▶ REQUIRED TASK
Starting at the first line of the data, print each line verbatim up to and including the line bearing "ax = fig.add_axes([0.0512, 0.4205, 0.9328, 0.4312])", omitting pictures.

▶ RAW DATA
►

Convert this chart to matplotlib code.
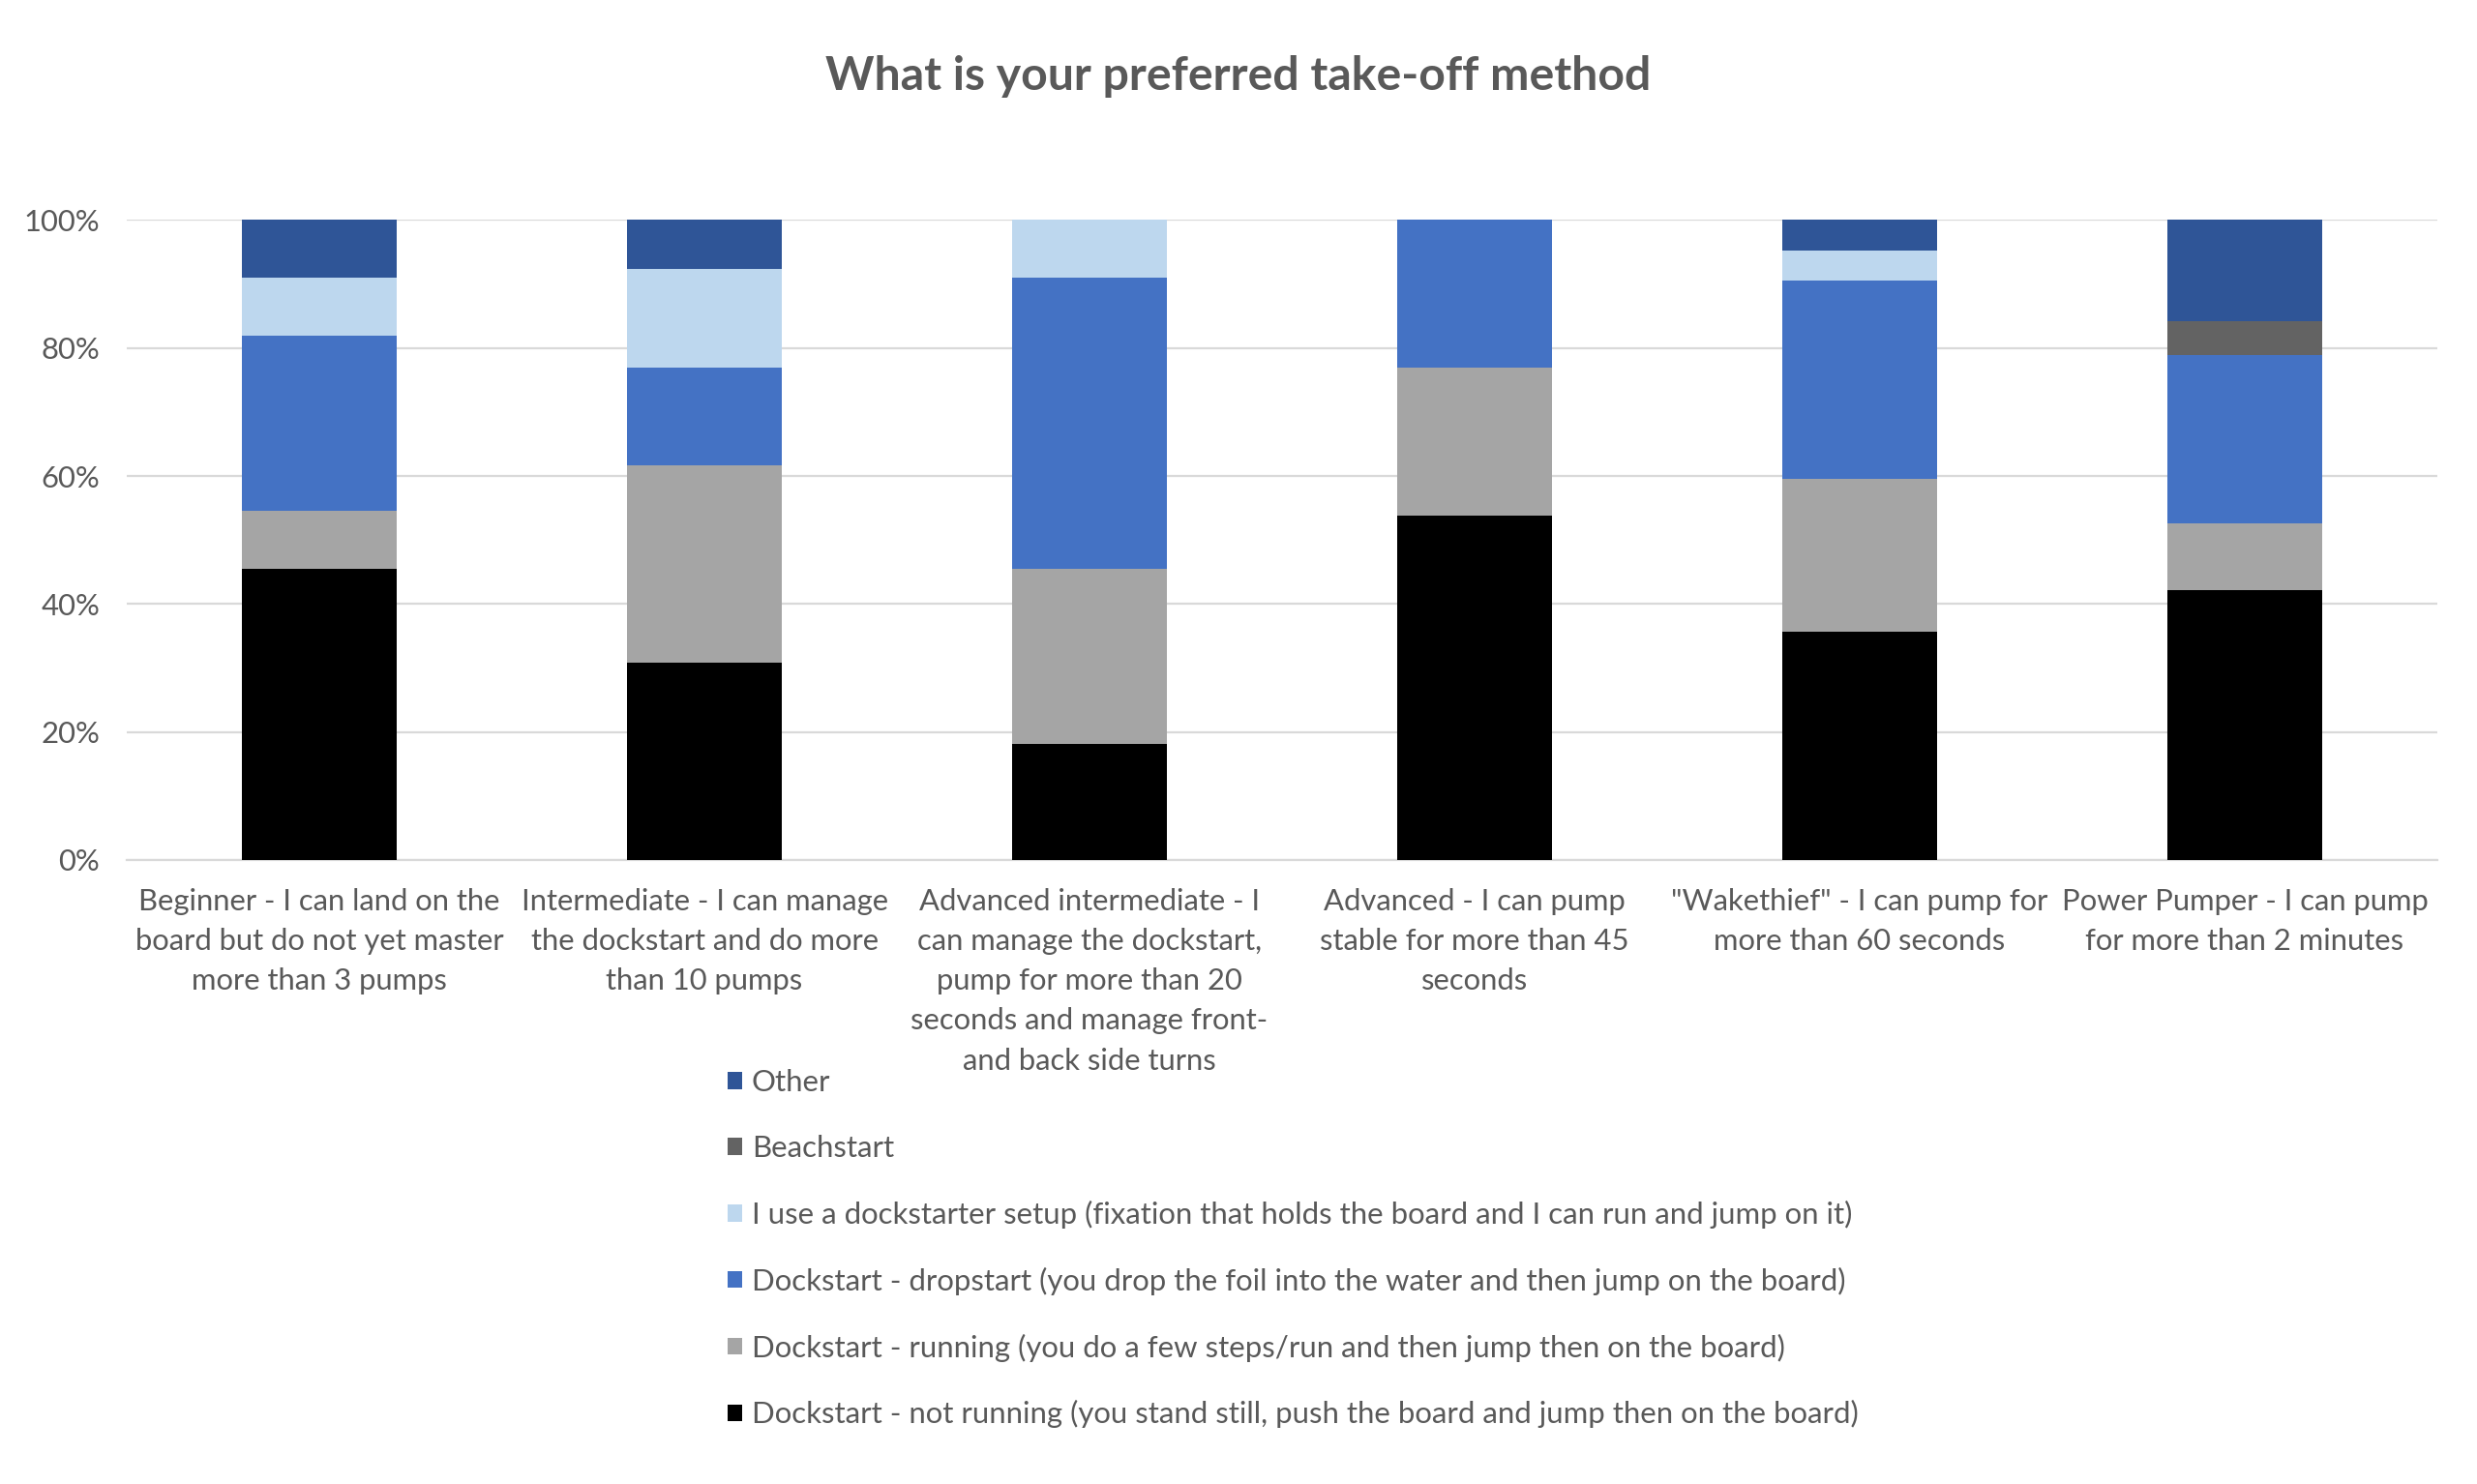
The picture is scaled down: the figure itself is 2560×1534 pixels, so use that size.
import matplotlib.pyplot as plt
from matplotlib.patches import Patch
from matplotlib.ticker import PercentFormatter

plt.rcParams['font.family'] = ['Lato', 'DejaVu Sans']

categories = [
    'Beginner - I can land on the\nboard but do not yet master\nmore than 3 pumps',
    'Intermediate - I can manage\nthe dockstart and do more\nthan 10 pumps',
    'Advanced intermediate - I\ncan manage the dockstart,\npump for more than 20\nseconds and manage front-\nand back side turns',
    'Advanced - I can pump\nstable for more than 45\nseconds',
    '"Wakethief" - I can pump for\nmore than 60 seconds',
    'Power Pumper - I can pump\nfor more than 2 minutes',
]

# percent of respondents, bottom to top of each bar
not_running = [45.5, 30.8, 18.2, 53.8, 35.7, 42.1]
running = [9.1, 30.8, 27.3, 23.1, 23.8, 10.5]
dropstart = [27.3, 15.4, 45.5, 23.1, 31.0, 26.3]
dockstarter = [9.1, 15.4, 9.0, 0.0, 4.8, 0.0]
beachstart = [0.0, 0.0, 0.0, 0.0, 0.0, 5.3]
other = [9.0, 7.6, 0.0, 0.0, 4.7, 15.8]

series_names = [
    'Dockstart - not running (you stand still, push the board and jump then on the board)',
    'Dockstart - running (you do a few steps/run and then jump then on the board)',
    'Dockstart - dropstart (you drop the foil into the water and then jump on the board)',
    'I use a dockstarter setup (fixation that holds the board and I can run and jump on it)',
    'Beachstart',
    'Other',
]
series_values = [not_running, running, dropstart, dockstarter, beachstart, other]
colors = ['#000000', '#A5A5A5', '#4472C4', '#BDD7EE', '#636363', '#2F5597']

text_col = '#595959'
grid_col = '#D9D9D9'

fig = plt.figure(figsize=(25.6, 15.34), dpi=100)
ax = fig.add_axes([0.0512, 0.4205, 0.9328, 0.4312])

x = list(range(len(categories)))
bottom = [0.0] * len(categories)
for name, vals, col in zip(series_names, series_values, colors):
    ax.bar(x, vals, width=0.4, bottom=bottom, color=col, label=name, zorder=3)
    bottom = [b + v for b, v in zip(bottom, vals)]

ax.set_xlim(-0.5, len(categories) - 0.5)
ax.set_ylim(0, 100)
ax.set_yticks([0, 20, 40, 60, 80, 100])
ax.yaxis.set_major_formatter(PercentFormatter(decimals=0))
ax.set_xticks(x)
ax.set_xticklabels(categories, linespacing=1.57)
ax.grid(axis='y', color=grid_col, linewidth=1.6, zorder=0)
for s in ['top', 'right', 'left']:
    ax.spines[s].set_visible(False)
ax.spines['bottom'].set_color(grid_col)
ax.spines['bottom'].set_linewidth(1.6)
ax.tick_params(axis='both', length=0, colors=text_col, labelsize=22.3)
ax.tick_params(axis='y', pad=20)
ax.tick_params(axis='x', pad=21)

fig.text(0.5, 0.9485, 'What is your preferred take-off method', ha='center', va='center',
         fontsize=34.7, fontweight='bold', color=text_col)

handles = [Patch(facecolor=c, label=n) for n, c in zip(series_names, colors)][::-1]
leg = fig.legend(handles=handles, loc='upper left', bbox_to_anchor=(0.2937, 0.2797),
                 frameon=False, fontsize=22.4, labelspacing=1.28, handlelength=0.5,
                 handleheight=0.5, handletextpad=0.3, borderpad=0, borderaxespad=0)
for t in leg.get_texts():
    t.set_color(text_col)

fig.savefig('out.png', dpi=100, facecolor='white')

◄

▶ ANSWER
Convert this chart to matplotlib code.
The picture is scaled down: the figure itself is 2560×1534 pixels, so use that size.
import matplotlib.pyplot as plt
from matplotlib.patches import Patch
from matplotlib.ticker import PercentFormatter

plt.rcParams['font.family'] = ['Lato', 'DejaVu Sans']

categories = [
    'Beginner - I can land on the\nboard but do not yet master\nmore than 3 pumps',
    'Intermediate - I can manage\nthe dockstart and do more\nthan 10 pumps',
    'Advanced intermediate - I\ncan manage the dockstart,\npump for more than 20\nseconds and manage front-\nand back side turns',
    'Advanced - I can pump\nstable for more than 45\nseconds',
    '"Wakethief" - I can pump for\nmore than 60 seconds',
    'Power Pumper - I can pump\nfor more than 2 minutes',
]

# percent of respondents, bottom to top of each bar
not_running = [45.5, 30.8, 18.2, 53.8, 35.7, 42.1]
running = [9.1, 30.8, 27.3, 23.1, 23.8, 10.5]
dropstart = [27.3, 15.4, 45.5, 23.1, 31.0, 26.3]
dockstarter = [9.1, 15.4, 9.0, 0.0, 4.8, 0.0]
beachstart = [0.0, 0.0, 0.0, 0.0, 0.0, 5.3]
other = [9.0, 7.6, 0.0, 0.0, 4.7, 15.8]

series_names = [
    'Dockstart - not running (you stand still, push the board and jump then on the board)',
    'Dockstart - running (you do a few steps/run and then jump then on the board)',
    'Dockstart - dropstart (you drop the foil into the water and then jump on the board)',
    'I use a dockstarter setup (fixation that holds the board and I can run and jump on it)',
    'Beachstart',
    'Other',
]
series_values = [not_running, running, dropstart, dockstarter, beachstart, other]
colors = ['#000000', '#A5A5A5', '#4472C4', '#BDD7EE', '#636363', '#2F5597']

text_col = '#595959'
grid_col = '#D9D9D9'

fig = plt.figure(figsize=(25.6, 15.34), dpi=100)
ax = fig.add_axes([0.0512, 0.4205, 0.9328, 0.4312])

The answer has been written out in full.